Tuesday, February 16, 2010

Humbled by Nature

Last Sunday, I had one of the most outstanding experiences of my life.

The southernmost tip of Sri Lanka is the best place in the world to see blue and sperm whales. It’s remarkable that the world didn’t know about it till 2008. And since then, a sleepy fishing village called Mirissa becomes alive with travelers from distant lands during the whale watching season, which falls between October and April. Many species of Dolphins are also sighted in the area.

About 25 of us from different parts of the world boarded a small boat from Mirissa fishery harbor at 6: 30 am and turned into Captain Ahabs looking for Moby Dick. The Organizers (Mirissa Water Sports Crew) had told us that Lady Luck needs to be happy with us for the whale-sighting to happen. The believers amongst us would have started off on a prayer or two.

The whales are usually seen at 10 -12 nautical miles (about 6kms away) away from the coast of Mirissa, which is about 2 hours into the ocean.

A dull hour and a half passed without any action except that some of us started to get sea sick. The sharp sun and the Titanic type rocking of the boat were adding to their miseries.

Suddenly someone cried, ‘Look there….Dolphin’. And the entire boat sprung into action. All sorts of cameras came out. Life came back in the form of these sprightly, jumping, spinning, happy Dolphins all around us.

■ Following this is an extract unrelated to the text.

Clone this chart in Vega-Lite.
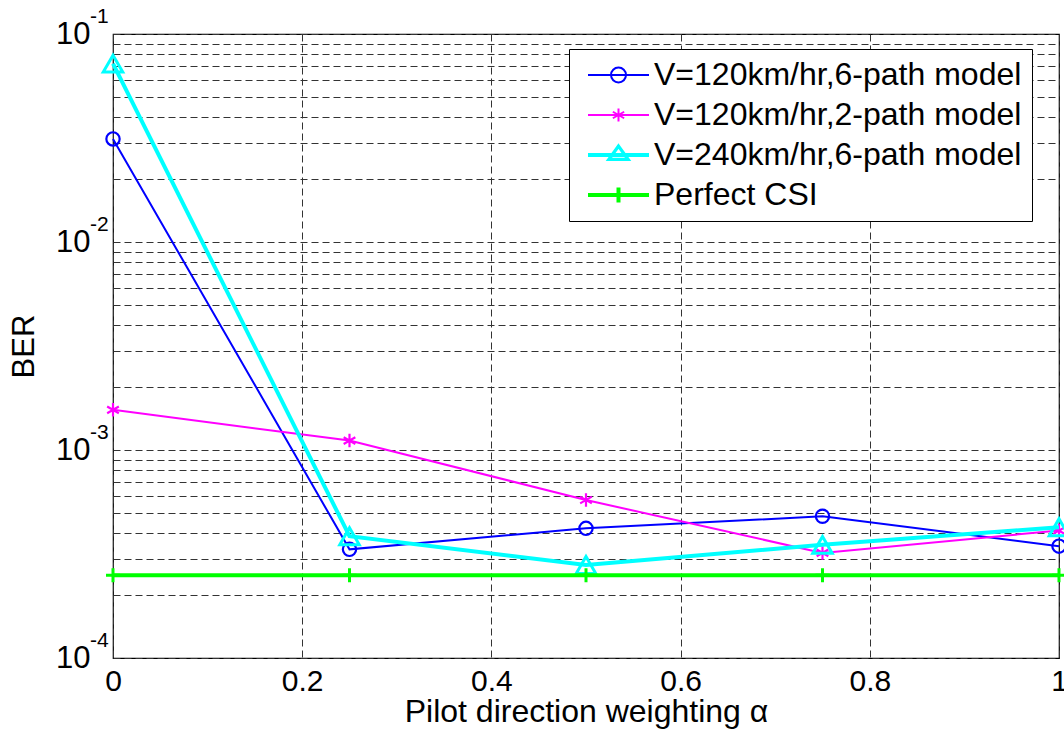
{
  "$schema": "https://vega.github.io/schema/vega-lite/v6.json",
  "autosize": "none",
  "width": 946,
  "height": 624,
  "padding": {"left": 113, "top": 34, "right": 5, "bottom": 75},
  "background": "white",
  "config": {
    "font": "Liberation Sans",
    "view": {"stroke": "black", "strokeWidth": 1.2}
  },
  "datasets": {
    "ber": [
      {"alpha": 0, "ber": 0.0313, "series": "V=120km/hr,6-path model"},
      {"alpha": 0.25, "ber": 0.000333, "series": "V=120km/hr,6-path model"},
      {"alpha": 0.5, "ber": 0.00042, "series": "V=120km/hr,6-path model"},
      {"alpha": 0.75, "ber": 0.00048, "series": "V=120km/hr,6-path model"},
      {"alpha": 1, "ber": 0.000345, "series": "V=120km/hr,6-path model"},
      {"alpha": 0, "ber": 0.00156, "series": "V=120km/hr,2-path model"},
      {"alpha": 0.25, "ber": 0.00111, "series": "V=120km/hr,2-path model"},
      {"alpha": 0.5, "ber": 0.000575, "series": "V=120km/hr,2-path model"},
      {"alpha": 0.75, "ber": 0.00032, "series": "V=120km/hr,2-path model"},
      {"alpha": 1, "ber": 0.00041, "series": "V=120km/hr,2-path model"},
      {"alpha": 0, "ber": 0.072, "series": "V=240km/hr,6-path model"},
      {"alpha": 0.25, "ber": 0.000385, "series": "V=240km/hr,6-path model"},
      {"alpha": 0.5, "ber": 0.00028, "series": "V=240km/hr,6-path model"},
      {"alpha": 0.75, "ber": 0.00035, "series": "V=240km/hr,6-path model"},
      {"alpha": 1, "ber": 0.000425, "series": "V=240km/hr,6-path model"},
      {"alpha": 0, "ber": 0.00025, "series": "Perfect CSI"},
      {"alpha": 0.25, "ber": 0.00025, "series": "Perfect CSI"},
      {"alpha": 0.5, "ber": 0.00025, "series": "Perfect CSI"},
      {"alpha": 0.75, "ber": 0.00025, "series": "Perfect CSI"},
      {"alpha": 1, "ber": 0.00025, "series": "Perfect CSI"}
    ],
    "exps": [
      {"alpha": 0, "ber": 0.1, "e": "-1"},
      {"alpha": 0, "ber": 0.01, "e": "-2"},
      {"alpha": 0, "ber": 0.001, "e": "-3"},
      {"alpha": 0, "ber": 0.0001, "e": "-4"}
    ]
  },
  "data": {"name": "ber"},
  "encoding": {
    "x": {
      "field": "alpha", "type": "quantitative",
      "scale": {"domain": [0, 1], "nice": false, "zero": false},
      "axis": {
        "title": "Pilot direction weighting α",
        "values": [0, 0.2, 0.4, 0.6, 0.8, 1],
        "format": "~g",
        "domain": false,
        "ticks": false,
        "labelPadding": 8,
        "labelFontSize": 30,
        "labelColor": "black",
        "labelFlush": false,
        "labelBaseline": "top",
        "titleFontSize": 32,
        "titleFontWeight": "normal",
        "titleColor": "black",
        "titlePadding": 0,
        "grid": true,
        "gridColor": "#333333",
        "gridDash": [7, 4],
        "gridWidth": 1
      }
    },
    "y": {
      "field": "ber", "type": "quantitative",
      "scale": {"type": "log", "domain": [0.0001, 0.1], "nice": false},
      "axis": {
        "title": "BER",
        "values": [0.0001, 0.0002, 0.0003, 0.0004, 0.0005, 0.0006, 0.0007, 0.0008, 0.0009, 0.001, 0.002, 0.003, 0.004, 0.005, 0.006, 0.007, 0.008, 0.009, 0.01, 0.02, 0.03, 0.04, 0.05, 0.06, 0.07, 0.08, 0.09, 0.1],
        "labelExpr": "abs(log(datum.value)/LN10 - round(log(datum.value)/LN10)) < 0.001 ? '10' : ''",
        "domain": false,
        "ticks": false,
        "labelPadding": 23,
        "labelFontSize": 31,
        "labelColor": "black",
        "labelFlush": false,
        "labelBaseline": "middle",
        "titleFontSize": 31,
        "titleFontWeight": "normal",
        "titleColor": "black",
        "titlePadding": 15,
        "grid": true,
        "gridColor": "#333333",
        "gridDash": [7, 4],
        "gridWidth": 1
      }
    }
  },
  "layer": [
    {
      "transform": [{"filter": "datum.series === 'V=120km/hr,6-path model'"}],
      "mark": {"type": "line", "clip": false, "stroke": "#0000ff", "strokeWidth": 2,
        "point": {"shape": "circle", "filled": false, "size": 177, "stroke": "#0000ff", "strokeWidth": 2.2}}
    },
    {
      "transform": [{"filter": "datum.series === 'V=120km/hr,2-path model'"}],
      "mark": {"type": "line", "clip": false, "stroke": "#ff00ff", "strokeWidth": 2,
        "point": {"shape": "M0,-1L0,1M-0.87,-0.5L0.87,0.5M-0.87,0.5L0.87,-0.5", "filled": false, "size": 180, "stroke": "#ff00ff", "strokeWidth": 2.2}}
    },
    {
      "transform": [{"filter": "datum.series === 'V=240km/hr,6-path model'"}],
      "mark": {"type": "line", "clip": false, "stroke": "#00ffff", "strokeWidth": 4,
        "point": {"shape": "triangle-up", "filled": false, "size": 380, "stroke": "#00ffff", "strokeWidth": 3}}
    },
    {
      "transform": [{"filter": "datum.series === 'Perfect CSI'"}],
      "mark": {"type": "line", "clip": false, "stroke": "#00ff00", "strokeWidth": 4,
        "point": {"shape": "M-1,0L1,0M0,-1L0,1", "filled": false, "size": 196, "stroke": "#00ff00", "strokeWidth": 3}}
    },
    {
      "mark": {"type": "point", "filled": false, "opacity": 0},
      "encoding": {
        "color": {
          "field": "series", "type": "nominal",
          "scale": {"domain": ["V=120km/hr,6-path model", "V=120km/hr,2-path model", "V=240km/hr,6-path model", "Perfect CSI"], "range": ["#0000ff", "#ff00ff", "#00ffff", "#00ff00"]},
          "legend": {
            "title": null,
            "orient": "none",
            "legendX": 456,
            "legendY": 15,
            "padding": 10,
            "strokeColor": "black",
            "fillColor": "white",
            "symbolSize": 100,
            "symbolOpacity": 1,
            "symbolStrokeWidth": 2,
            "labelFontSize": 32,
            "labelColor": "black",
            "labelOffset": 43,
            "labelLimit": 600,
            "rowPadding": 8
          }
        },
        "shape": {
          "field": "series", "type": "nominal",
          "scale": {"domain": ["V=120km/hr,6-path model", "V=120km/hr,2-path model", "V=240km/hr,6-path model", "Perfect CSI"], "range": [
            "M-1.4,0L10.8,0M6.2,0A1.5,1.5 0 1,0 3.2,0A1.5,1.5 0 1,0 6.2,0",
            "M-1.4,0L10.8,0M4.7,-1.3L4.7,1.3M3.57,-0.65L5.83,0.65M3.57,0.65L5.83,-0.65",
            "M-1.4,-0.2L10.8,-0.2M-1.4,0.2L10.8,0.2M4.7,-2L6.87,1L2.53,1ZM4.7,-1.55L6.35,0.75L3.05,0.75Z",
            "M-1.4,-0.2L10.8,-0.2M-1.4,0.2L10.8,0.2M4.5,-1.5L4.5,1.5M4.9,-1.5L4.9,1.5"
          ]}
        }
      }
    },
    {
      "data": {"name": "exps"},
      "mark": {"type": "text", "align": "left", "baseline": "middle", "dx": -23, "dy": -17, "fontSize": 21, "color": "black", "font": "Liberation Sans"},
      "encoding": {"text": {"field": "e", "type": "nominal"}}
    }
  ]
}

I had seen Dolphins in the sea earlier but that totally paled in front of this experience. It was as if hundreds of them had got together to put up a performance for us which they have been practicing for a while. It was as if they were telling us that they are equally happy to see us.

In the span of next 45 minutes we saw some 3 species of Dolphins. Spinner, Bottlenose and Risso’ s The last one is a rare sight and smiles the most.

Then, we moved on to find the world’s largest living species. By now, I was beginning to get sea sick. I had never been in the deep sea and or this long in all my life.

An impatient fellow started yelling, ‘Where is the Whale’? Another pessimist one said in a thick British accent, ‘We maay not see it, after all’.

And then, one of the crew shouted, ‘Whaaaaale’. What I saw next will stay with me for the rest of my life. I stood there, in that rocking boat, completely humbled by nature, yet again.

That Sunday morning, we saw four different blue whales. The fact that I got six good shots (3 of them are here) of them on my newly acquired SLR, is the icing on the cake. The whales and the dolphins were its first few shots. What a start!